As the two get to know one another, outside forces converge upon them and threaten the peace they find in each others arms. It seems random and I really didn’t get the point of it until the very end. Lina tries to ignore her past but she is forced to confront the issues which led her to flee America. I was disgusted with the description of Lina’s life with her mother, but I don’t think there was ever any adequate resolution to the events which shaped Lina into a drug user.

It felt like a tool to prevent me from thinking of the heroine as a spoiled little rich girl who was bored until she found drugs. I wanted more time with Lina, her mother, stepfather, stepbrother and lover. I guess I wanted a knock down, drag out fight. I wanted some type of acknowledgement that Lina’s suffering had been avenged. While there was a clear end to that plot line, it came too quick and was delivered too swiftly. I was left thinking that the darkness had been fluffed over.
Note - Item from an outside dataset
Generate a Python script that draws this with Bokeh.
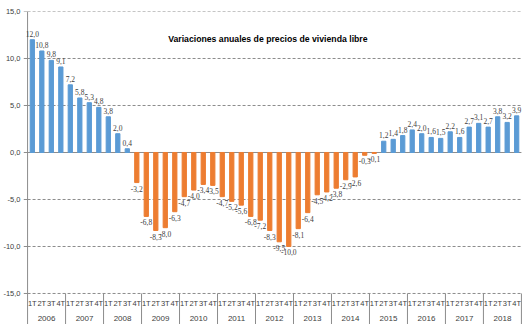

Despite not being enthralled with several aspects of the book, I am a character driven reader. I like the idea of an imperfect heroine redeeming herself and then finding a partner to share her life with. She didn’t need someone to fix her; she did it on her own. She wanted companionship and found a man who understood and accepted both her and her baggage. Her man was willing to support her without trying to take over and rule her. He was passionate, as well as compassionate. He was a genuine “good guy” which the heroine needed in her life.

While I don’t see myself rereading Learning to Trust any time soon, I’ve got to give the author props for the well written sex scenes. The story is a short, easy to read romance which I visualized in my mind. This became especially true when I noticed a scene which reminded me of Pretty Woman. I love that movie, so it put a smile on my face.